> WHAT IS ASKED
Quote the listing below in its entirety, omitting every image.

━━━━

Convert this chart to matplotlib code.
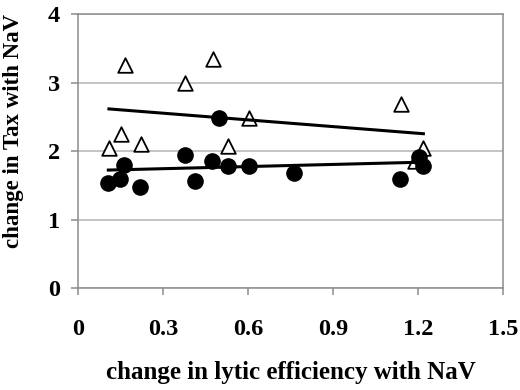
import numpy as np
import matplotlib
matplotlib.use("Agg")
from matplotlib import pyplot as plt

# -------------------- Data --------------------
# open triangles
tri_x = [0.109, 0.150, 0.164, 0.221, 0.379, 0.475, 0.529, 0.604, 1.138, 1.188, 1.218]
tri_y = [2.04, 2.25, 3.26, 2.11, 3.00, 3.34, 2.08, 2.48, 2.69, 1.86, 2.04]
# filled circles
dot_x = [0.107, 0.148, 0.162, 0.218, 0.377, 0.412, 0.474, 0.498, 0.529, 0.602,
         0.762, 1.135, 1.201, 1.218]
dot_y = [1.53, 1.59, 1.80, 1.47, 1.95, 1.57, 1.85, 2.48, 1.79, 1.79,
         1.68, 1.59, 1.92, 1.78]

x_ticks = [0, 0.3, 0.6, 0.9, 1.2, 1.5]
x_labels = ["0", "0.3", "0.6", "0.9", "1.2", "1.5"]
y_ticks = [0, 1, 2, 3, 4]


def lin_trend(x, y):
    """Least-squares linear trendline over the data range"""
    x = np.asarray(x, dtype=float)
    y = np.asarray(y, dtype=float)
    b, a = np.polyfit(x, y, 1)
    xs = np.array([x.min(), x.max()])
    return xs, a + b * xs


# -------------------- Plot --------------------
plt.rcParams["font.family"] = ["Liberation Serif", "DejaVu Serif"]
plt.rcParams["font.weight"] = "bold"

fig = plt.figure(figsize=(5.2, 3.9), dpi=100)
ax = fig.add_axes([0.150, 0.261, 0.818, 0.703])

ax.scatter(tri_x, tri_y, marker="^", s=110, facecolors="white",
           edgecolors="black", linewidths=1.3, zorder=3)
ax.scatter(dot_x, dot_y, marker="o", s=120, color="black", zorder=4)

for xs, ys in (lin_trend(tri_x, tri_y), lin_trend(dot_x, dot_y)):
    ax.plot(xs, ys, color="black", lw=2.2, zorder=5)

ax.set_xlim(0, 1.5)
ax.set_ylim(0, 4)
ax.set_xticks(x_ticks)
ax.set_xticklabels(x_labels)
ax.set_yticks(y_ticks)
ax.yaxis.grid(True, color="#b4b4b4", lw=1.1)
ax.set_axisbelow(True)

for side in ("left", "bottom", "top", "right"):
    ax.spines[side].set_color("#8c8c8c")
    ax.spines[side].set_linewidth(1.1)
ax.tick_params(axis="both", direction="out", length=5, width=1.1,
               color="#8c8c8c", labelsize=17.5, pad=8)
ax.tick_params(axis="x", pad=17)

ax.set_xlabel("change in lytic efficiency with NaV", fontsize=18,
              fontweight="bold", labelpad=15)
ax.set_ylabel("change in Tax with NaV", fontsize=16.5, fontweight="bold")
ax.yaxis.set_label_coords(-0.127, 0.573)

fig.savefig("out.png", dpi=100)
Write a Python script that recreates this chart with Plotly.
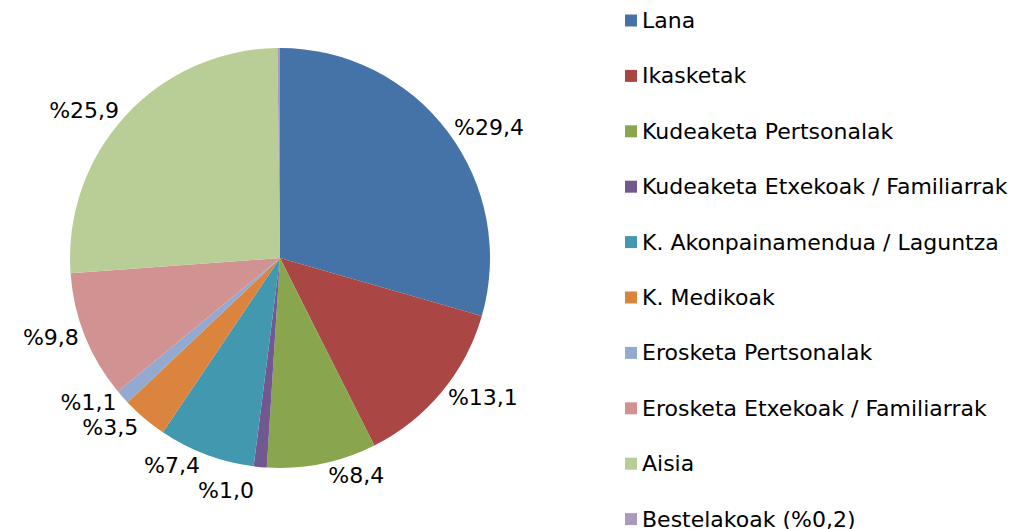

━━━━

> SOLUTION
Convert this chart to matplotlib code.
import numpy as np
import matplotlib
matplotlib.use("Agg")
from matplotlib import pyplot as plt

# -------------------- Data --------------------
# open triangles
tri_x = [0.109, 0.150, 0.164, 0.221, 0.379, 0.475, 0.529, 0.604, 1.138, 1.188, 1.218]
tri_y = [2.04, 2.25, 3.26, 2.11, 3.00, 3.34, 2.08, 2.48, 2.69, 1.86, 2.04]
# filled circles
dot_x = [0.107, 0.148, 0.162, 0.218, 0.377, 0.412, 0.474, 0.498, 0.529, 0.602,
         0.762, 1.135, 1.201, 1.218]
dot_y = [1.53, 1.59, 1.80, 1.47, 1.95, 1.57, 1.85, 2.48, 1.79, 1.79,
         1.68, 1.59, 1.92, 1.78]

x_ticks = [0, 0.3, 0.6, 0.9, 1.2, 1.5]
x_labels = ["0", "0.3", "0.6", "0.9", "1.2", "1.5"]
y_ticks = [0, 1, 2, 3, 4]


def lin_trend(x, y):
    """Least-squares linear trendline over the data range"""
    x = np.asarray(x, dtype=float)
    y = np.asarray(y, dtype=float)
    b, a = np.polyfit(x, y, 1)
    xs = np.array([x.min(), x.max()])
    return xs, a + b * xs


# -------------------- Plot --------------------
plt.rcParams["font.family"] = ["Liberation Serif", "DejaVu Serif"]
plt.rcParams["font.weight"] = "bold"

fig = plt.figure(figsize=(5.2, 3.9), dpi=100)
ax = fig.add_axes([0.150, 0.261, 0.818, 0.703])

ax.scatter(tri_x, tri_y, marker="^", s=110, facecolors="white",
           edgecolors="black", linewidths=1.3, zorder=3)
ax.scatter(dot_x, dot_y, marker="o", s=120, color="black", zorder=4)

for xs, ys in (lin_trend(tri_x, tri_y), lin_trend(dot_x, dot_y)):
    ax.plot(xs, ys, color="black", lw=2.2, zorder=5)

ax.set_xlim(0, 1.5)
ax.set_ylim(0, 4)
ax.set_xticks(x_ticks)
ax.set_xticklabels(x_labels)
ax.set_yticks(y_ticks)
ax.yaxis.grid(True, color="#b4b4b4", lw=1.1)
ax.set_axisbelow(True)

for side in ("left", "bottom", "top", "right"):
    ax.spines[side].set_color("#8c8c8c")
    ax.spines[side].set_linewidth(1.1)
ax.tick_params(axis="both", direction="out", length=5, width=1.1,
               color="#8c8c8c", labelsize=17.5, pad=8)
ax.tick_params(axis="x", pad=17)

ax.set_xlabel("change in lytic efficiency with NaV", fontsize=18,
              fontweight="bold", labelpad=15)
ax.set_ylabel("change in Tax with NaV", fontsize=16.5, fontweight="bold")
ax.yaxis.set_label_coords(-0.127, 0.573)

fig.savefig("out.png", dpi=100)
Write a Python script that recreates this chart with Plotly.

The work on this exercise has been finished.